Speciation and Diversity
The algorithm maintains compatibility threshold = 3.0, where the genetic distance between two individuals is calculated as:
δ = c₁·(E/N) + c₂·W̄
Where:
- E: Disjoint/excess genes (structural differences)
- W̄: Average weight difference in matching genes
- c₁ = 1.0, c₂ = 0.5: Coefficients that prioritize structural differences over weight variations
- N: Normalization by the larger genome size
Species with stagnation > 20 generations (without fitness improvement) are eliminated, except for the 2 best species (species elitism). This balances exploration of new solutions and exploitation of promising strategies.
Project Implementation
The game consists of an endless runner where a spaceship must dodge procedural obstacles (upper and lower columns) while collecting power-ups. The objective is to train an agent using NEAT that learns to maximize survival.
Input/Output Architecture
The neural network processes 5 normalized input variables:
- Rocket's vertical position (0-300 pixels): Agent's current state
- Horizontal distance to next obstacle (0-1024 pixels): Critical temporal information
- Obstacle's vertical position (-200 or 100 pixels): Discriminates between upper/lower threat
- Horizontal distance to next power-up (0-3072 pixels): Reward opportunity
- Power-up's vertical position (50-250 pixels): Spatial location of the secondary objective
Generates 2 outputs that determine the action through threshold activations (>0.5):
- Output 0: Upward vertical displacement (10 pixels/frame)
- Output 1: Downward vertical displacement (10 pixels/frame)
- Both <0.5: Maintain position (updates internal timers)
This representation faces the temporal credit assignment problem: how to attribute success/failure to actions taken several frames before the event? NEAT solves this implicitly through cumulative fitness.

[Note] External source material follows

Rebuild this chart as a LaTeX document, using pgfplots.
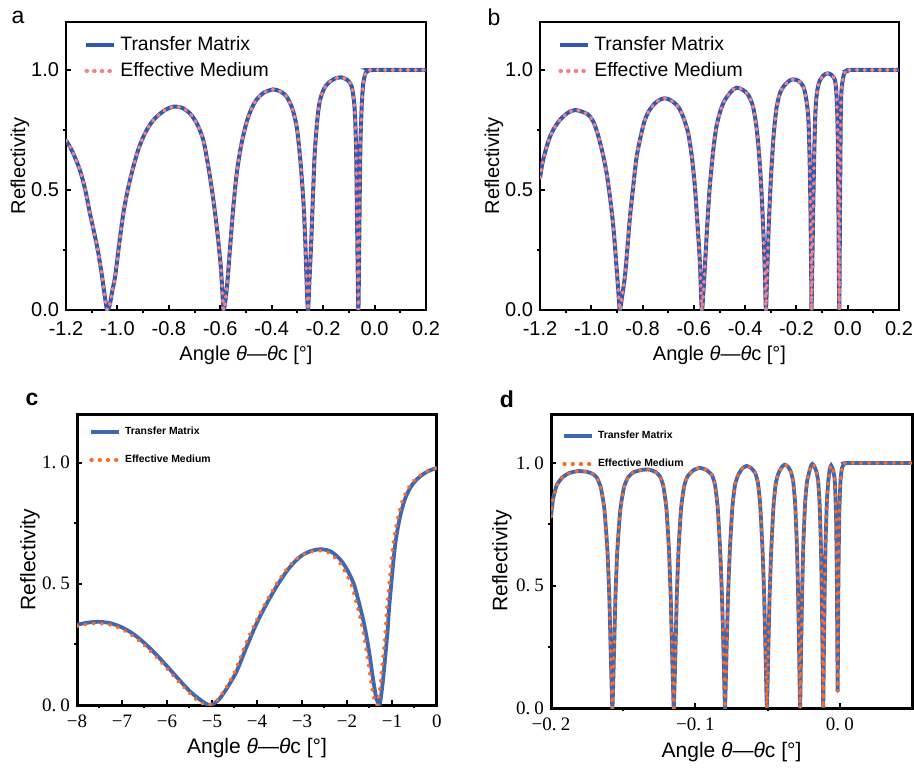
\documentclass[border=0pt]{standalone}
\usepackage{pgfplots}
\pgfplotsset{compat=1.18}
\usepackage{fontspec}
\setmainfont{Liberation Sans}
\newfontfamily\serifnum{Liberation Serif}

\definecolor{tmblue}{RGB}{45,88,180}
\definecolor{emred}{RGB}{245,128,128}
\definecolor{tmblueb}{RGB}{66,103,178}
\definecolor{emorange}{RGB}{252,108,38}

\newcommand{\dsp}{\hspace{0.22em}}

\pgfplotsset{
  panel/.style={
    scale only axis, ymin=0, ymax=1.2,
    ytick={0,0.5,1}, minor ytick={0.25,0.75},
    tick pos=left, tick align=inside,
    major tick length=2.6pt, minor tick length=-1.6pt,
    axis line style={line width=1.2pt},
    every tick/.style={black, line width=1pt},
    legend cell align=left,
    legend image code/.code={\draw[##1] (0pt,0pt) -- (14pt,0pt);},
    legend style={draw=none, fill=none, inner sep=0pt, anchor=north west},
  },
  abstyle/.style={
    xmin=-1.2, xmax=0.2,
    xtick={-1.2,-1.0,-0.8,-0.6,-0.4,-0.2,0.0,0.2},
    xticklabels={-1.2,-1.0,-0.8,-0.6,-0.4,-0.2,0.0,0.2},
    minor xtick={-1.1,-0.9,-0.7,-0.5,-0.3,-0.1,0.1},
    yticklabels={0.0,0.5,1.0},
    tick label style={font=\fontsize{10}{12}\selectfont},
    xticklabel style={yshift=-2pt},
    label style={font=\fontsize{10}{12}\selectfont},
    xlabel={Angle \textit{θ}—\textit{θ}c [°]},
    ylabel={Reflectivity},
    legend style={font=\fontsize{9.7}{11.5}\selectfont, row sep=0.5pt},
  },
  tmab/.style={tmblue, line width=2pt, smooth, tension=0.45},
  emab/.style={emred, line width=1.9pt, line cap=round, dash pattern=on 0.4pt off 3.4pt, smooth, tension=0.45},
  tmcd/.style={tmblueb, line width=1.9pt},
  emcd/.style={emorange, line width=1.8pt, line cap=round, dash pattern=on 0.4pt off 3.7pt},
  cdstyle/.style={
    yticklabels={0.\dsp0,0.\dsp5,1.\dsp0},
    tick label style={font=\serifnum\fontsize{9.5}{11}\selectfont},
    xticklabel style={yshift=-1.5pt},
    label style={font=\fontsize{10.5}{12}\selectfont},
    xlabel={Angle \textit{θ}—\textit{θ}c [°]},
    ylabel={Reflectivity},
    axis line style={line width=1.5pt},
    legend style={font=\bfseries\fontsize{5.2}{6}\selectfont, row sep=4.8pt},
  },
}

\pgfplotstableread{
x y
-1.200 0.708
-1.175 0.660
-1.146 0.583
-1.125 0.500
-1.107 0.403
-1.090 0.320
-1.074 0.236
-1.060 0.140
-1.048 0.050
-1.040 0.000
-1.030 0.020
-1.020 0.080
-1.009 0.139
-0.995 0.260
-0.977 0.403
-0.958 0.510
-0.938 0.597
-0.920 0.665
-0.899 0.722
-0.875 0.770
-0.847 0.806
-0.815 0.833
-0.783 0.847
-0.750 0.843
-0.718 0.819
-0.690 0.775
-0.666 0.708
-0.647 0.600
-0.627 0.460
-0.611 0.320
-0.598 0.180
-0.591 0.060
-0.587 0.000
-0.580 0.040
-0.572 0.120
-0.562 0.260
-0.550 0.420
-0.536 0.570
-0.518 0.690
-0.497 0.785
-0.478 0.840
-0.458 0.878
-0.430 0.906
-0.394 0.919
-0.365 0.910
-0.342 0.889
-0.320 0.840
-0.303 0.764
-0.290 0.640
-0.277 0.458
-0.270 0.300
-0.264 0.110
-0.259 0.000
-0.253 0.130
-0.245 0.320
-0.238 0.520
-0.232 0.667
-0.222 0.800
-0.212 0.875
-0.195 0.925
-0.173 0.952
-0.150 0.966
-0.128 0.969
-0.105 0.958
-0.089 0.931
-0.080 0.870
-0.076 0.806
-0.072 0.680
-0.069 0.450
-0.066 0.200
-0.063 0.000
-0.060 0.250
-0.057 0.550
-0.054 0.736
-0.049 0.870
-0.044 0.944
-0.037 0.980
-0.031 0.993
-0.020 0.999
-0.005 1.000
0.200 1.000
}\atable

\pgfplotstableread{
x y
-1.200 0.550
-1.190 0.615
-1.174 0.681
-1.158 0.730
-1.141 0.764
-1.120 0.795
-1.102 0.813
-1.085 0.826
-1.063 0.833
-1.040 0.828
-1.011 0.813
-0.990 0.780
-0.972 0.722
-0.955 0.650
-0.940 0.569
-0.926 0.460
-0.914 0.347
-0.903 0.200
-0.894 0.069
-0.889 0.000
-0.882 0.040
-0.869 0.139
-0.859 0.260
-0.849 0.389
-0.836 0.520
-0.823 0.639
-0.806 0.730
-0.791 0.792
-0.772 0.835
-0.752 0.861
-0.733 0.876
-0.713 0.882
-0.690 0.874
-0.661 0.847
-0.640 0.800
-0.622 0.736
-0.608 0.640
-0.596 0.514
-0.586 0.360
-0.577 0.208
-0.569 0.000
-0.562 0.090
-0.557 0.180
-0.548 0.350
-0.538 0.514
-0.525 0.660
-0.512 0.764
-0.495 0.835
-0.479 0.875
-0.455 0.910
-0.434 0.926
-0.410 0.918
-0.388 0.896
-0.370 0.850
-0.356 0.764
-0.345 0.640
-0.336 0.486
-0.328 0.300
-0.323 0.153
-0.319 0.000
-0.314 0.150
-0.310 0.292
-0.304 0.450
-0.297 0.597
-0.288 0.740
-0.277 0.847
-0.262 0.910
-0.245 0.938
-0.228 0.955
-0.212 0.961
-0.192 0.955
-0.173 0.931
-0.162 0.880
-0.154 0.806
-0.149 0.650
-0.145 0.400
-0.142 0.100
-0.141 0.000
-0.138 0.200
-0.134 0.458
-0.130 0.680
-0.125 0.847
-0.118 0.920
-0.108 0.958
-0.092 0.980
-0.076 0.986
-0.062 0.978
-0.050 0.958
-0.044 0.900
-0.039 0.736
-0.036 0.400
-0.033 0.000
-0.030 0.450
-0.026 0.875
-0.017 0.972
-0.008 0.992
0.003 0.998
0.010 1.000
0.200 1.000
}\btable

\pgfplotstableread{
x y
-8.00 0.331
-7.75 0.340
-7.50 0.343
-7.25 0.337
-7.00 0.320
-6.75 0.293
-6.50 0.255
-6.25 0.210
-6.00 0.160
-5.75 0.108
-5.50 0.058
-5.25 0.020
-5.05 0.000
-4.85 0.022
-4.65 0.075
-4.45 0.140
-4.22 0.245
-4.00 0.340
-3.75 0.430
-3.50 0.508
-3.25 0.573
-3.00 0.617
-2.75 0.638
-2.55 0.642
-2.35 0.632
-2.15 0.600
-2.00 0.559
-1.85 0.500
-1.77 0.448
-1.65 0.360
-1.58 0.297
-1.50 0.210
-1.44 0.131
-1.36 0.040
-1.28 0.000
-1.22 0.070
-1.17 0.159
-1.10 0.300
-1.06 0.407
-0.95 0.628
-0.88 0.720
-0.80 0.793
-0.70 0.855
-0.57 0.903
-0.45 0.930
-0.30 0.953
-0.15 0.968
0.00 0.978
}\ctmtable

\pgfplotstableread{
x y
-8.00 0.325
-7.75 0.334
-7.50 0.336
-7.25 0.330
-7.00 0.312
-6.75 0.284
-6.50 0.246
-6.25 0.200
-6.00 0.150
-5.75 0.098
-5.50 0.050
-5.30 0.015
-5.10 0.000
-4.90 0.018
-4.70 0.068
-4.50 0.135
-4.28 0.240
-4.05 0.335
-3.80 0.425
-3.55 0.505
-3.30 0.570
-3.05 0.613
-2.80 0.632
-2.60 0.636
-2.40 0.627
-2.20 0.595
-2.05 0.552
-1.90 0.493
-1.82 0.440
-1.70 0.352
-1.63 0.290
-1.55 0.200
-1.49 0.123
-1.41 0.035
-1.33 0.000
-1.27 0.070
-1.22 0.159
-1.15 0.300
-1.11 0.405
-1.00 0.625
-0.93 0.717
-0.85 0.790
-0.75 0.852
-0.62 0.900
-0.50 0.928
-0.35 0.951
-0.18 0.967
0.00 0.978
}\cemtable

\pgfplotstableread{
x y
-0.2000 0.780
-0.1985 0.855
-0.1960 0.910
-0.1920 0.942
-0.1870 0.960
-0.1810 0.967
-0.1750 0.964
-0.1710 0.955
-0.1682 0.940
-0.1655 0.900
-0.1630 0.810
-0.1609 0.640
-0.1596 0.450
-0.1587 0.240
-0.1575 0.000
-0.1563 0.240
-0.1554 0.450
-0.1541 0.640
-0.1520 0.810
-0.1495 0.900
-0.1468 0.940
-0.1430 0.962
-0.1370 0.972
-0.1320 0.973
-0.1275 0.963
-0.1245 0.945
-0.1222 0.905
-0.1201 0.815
-0.1183 0.645
-0.1171 0.450
-0.1162 0.240
-0.1150 0.000
-0.1138 0.240
-0.1129 0.450
-0.1117 0.645
-0.1099 0.815
-0.1078 0.905
-0.1055 0.945
-0.1015 0.970
-0.0970 0.980
-0.0925 0.972
-0.0885 0.950
-0.0864 0.910
-0.0846 0.820
-0.0829 0.650
-0.0816 0.455
-0.0806 0.240
-0.0795 0.000
-0.0784 0.240
-0.0774 0.455
-0.0761 0.650
-0.0744 0.820
-0.0726 0.910
-0.0705 0.950
-0.0675 0.978
-0.0645 0.988
-0.0615 0.980
-0.0585 0.958
-0.0566 0.915
-0.0551 0.825
-0.0536 0.655
-0.0524 0.460
-0.0515 0.240
-0.0505 0.000
-0.0495 0.240
-0.0486 0.460
-0.0474 0.655
-0.0459 0.825
-0.0444 0.915
-0.0425 0.958
-0.0400 0.985
-0.0382 0.993
-0.0360 0.986
-0.0338 0.963
-0.0322 0.920
-0.0309 0.830
-0.0297 0.660
-0.0289 0.470
-0.0282 0.240
-0.0275 0.000
-0.0268 0.240
-0.0261 0.470
-0.0253 0.660
-0.0241 0.830
-0.0228 0.920
-0.0212 0.963
-0.0200 0.988
-0.0190 0.996
-0.0178 0.988
-0.0162 0.965
-0.0150 0.925
-0.0140 0.835
-0.0131 0.665
-0.0125 0.470
-0.0120 0.240
-0.0115 0.000
-0.0110 0.240
-0.0105 0.470
-0.0099 0.665
-0.0090 0.835
-0.0080 0.925
-0.0070 0.975
-0.0060 0.990
-0.0048 0.975
-0.0035 0.930
-0.0026 0.780
-0.0020 0.500
-0.0015 0.067
-0.0010 0.500
-0.0004 0.780
0.0005 0.930
0.0015 0.980
0.0030 0.996
0.0050 1.000
0.0500 1.000
}\dtable

\begin{document}
\begin{tikzpicture}[x=1pt,y=1pt]
\useasboundingbox (0,0) rectangle (457,383.5);
\node[font=\fontsize{11.5}{13}\selectfont] at (9,375) {a};
\node[font=\fontsize{11.5}{13}\selectfont] at (247,375) {b};
\node[font=\bfseries\fontsize{11.5}{13}\selectfont] at (16,184) {c};
\node[font=\bfseries\fontsize{11.5}{13}\selectfont] at (253.5,184) {d};

% ---------------- panel a
\begin{axis}[panel, abstyle, at={(33pt,228.5pt)}, anchor=south west, width=180pt, height=144pt,
  xlabel style={at={(axis description cs:0.5,-0.156)}, anchor=center},
  ylabel style={at={(axis description cs:-0.128,0.5)}, anchor=center},
  legend style={at={(axis description cs:0.05,0.965)}}]
\addplot[tmab] table[x=x,y=y] {\atable};
\addlegendentry{Transfer Matrix}
\addplot[emab] table[x=x,y=y] {\atable};
\addlegendentry{Effective Medium}
\end{axis}

% ---------------- panel b
\begin{axis}[panel, abstyle, at={(270pt,228.5pt)}, anchor=south west, width=179.5pt, height=144pt,
  xlabel style={at={(axis description cs:0.5,-0.156)}, anchor=center},
  ylabel style={at={(axis description cs:-0.128,0.5)}, anchor=center},
  legend style={at={(axis description cs:0.05,0.965)}}]
\addplot[tmab] table[x=x,y=y] {\btable};
\addlegendentry{Transfer Matrix}
\addplot[emab] table[x=x,y=y] {\btable};
\addlegendentry{Effective Medium}
\end{axis}

% ---------------- panel c
\begin{axis}[panel, cdstyle, at={(38.5pt,31pt)}, anchor=south west, width=180pt, height=145.5pt,
  xmin=-8, xmax=0, xtick={-8,-7,-6,-5,-4,-3,-2,-1,0},
  xticklabels={−8,−7,−6,−5,−4,−3,−2,−1,0},
  minor xtick={-7.5,-6.5,-5.5,-4.5,-3.5,-2.5,-1.5,-0.5},
  xlabel style={at={(axis description cs:0.5,-0.148)}, anchor=center},
  ylabel style={at={(axis description cs:-0.131,0.5)}, anchor=center},
  legend style={at={(axis description cs:0.033,0.972)}}]
\addplot[tmcd, smooth, tension=0.5] table[x=x,y=y] {\ctmtable};
\addlegendentry{Transfer Matrix}
\addplot[emcd, smooth, tension=0.5] table[x=x,y=y] {\cemtable};
\addlegendentry{Effective Medium}
\end{axis}

% ---------------- panel d
\begin{axis}[panel, cdstyle, at={(275.5pt,29.5pt)}, anchor=south west, width=180.5pt, height=147pt,
  xmin=-0.2, xmax=0.05, xtick={-0.2,-0.1,0.0},
  xticklabels={−0.\dsp2,−0.\dsp1,0.\dsp0},
  minor xtick={-0.15,-0.05},
  xlabel style={at={(axis description cs:0.5,-0.150)}, anchor=center},
  ylabel style={at={(axis description cs:-0.136,0.5)}, anchor=center},
  legend style={at={(axis description cs:0.030,0.958)}}]
\addplot[tmcd, smooth, tension=0.3] table[x=x,y=y] {\dtable};
\addlegendentry{Transfer Matrix}
\addplot[emcd, smooth, tension=0.3] table[x=x,y=y] {\dtable};
\addlegendentry{Effective Medium}
\end{axis}
\end{tikzpicture}
\end{document}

Multi-Objective Fitness Function
The evaluation combines three components that reflect different aspects of optimal behavior:
Base survival (0.1 points/frame):
- Rewards exploration and risk avoidance
- At 30 FPS, equals 3 points/second of survival
- Implicitly penalizes passive strategies through termination upon collision
Power-up collection (10 points/unit):
- Incentivizes active searching behavior
- Requires balance between survival and risk-taking
- Power-ups appear with 30% probability after each obstacle
Obstacle clearance (1 point/unit):
- Temporal progress metric
- Obstacles appear approximately every 400 pixels
- Correlates directly with survival time
The trade-off between these objectives emerges naturally: maximizing power-ups implies risky maneuvers, while avoiding obstacles favors conservative trajectories.
Difficulty Scaling
The system implements three modes that modify the scenario scroll speed:
- Easy (15 px/frame): Reaction window of ~40 frames for an obstacle at typical distance
- Normal (25 px/frame): Window of ~24 frames, requires anticipation
- Hard (35 px/frame): Window of ~17 frames, demands near-instantaneous responses
This variation fundamentally alters the fitness landscape: higher speeds penalize reactive strategies and favor predictive policies based on distance information. The difficulty increase is not linear due to the game's physics (acceleration limits, gap sizes, etc.).
Training Strategies
Each generation evaluates 20 genomes in parallel for a maximum of 50 generations, with:
- Elitism = 2: The two best individuals from each species pass directly to the next generation without mutation
- Survival threshold = 20%: Only the top quintile of each species reproduces
- Fitness limit = 1000 points: Early termination criterion (approx. 300 seconds of perfect survival)
Training typically converges in no more than 10 generations.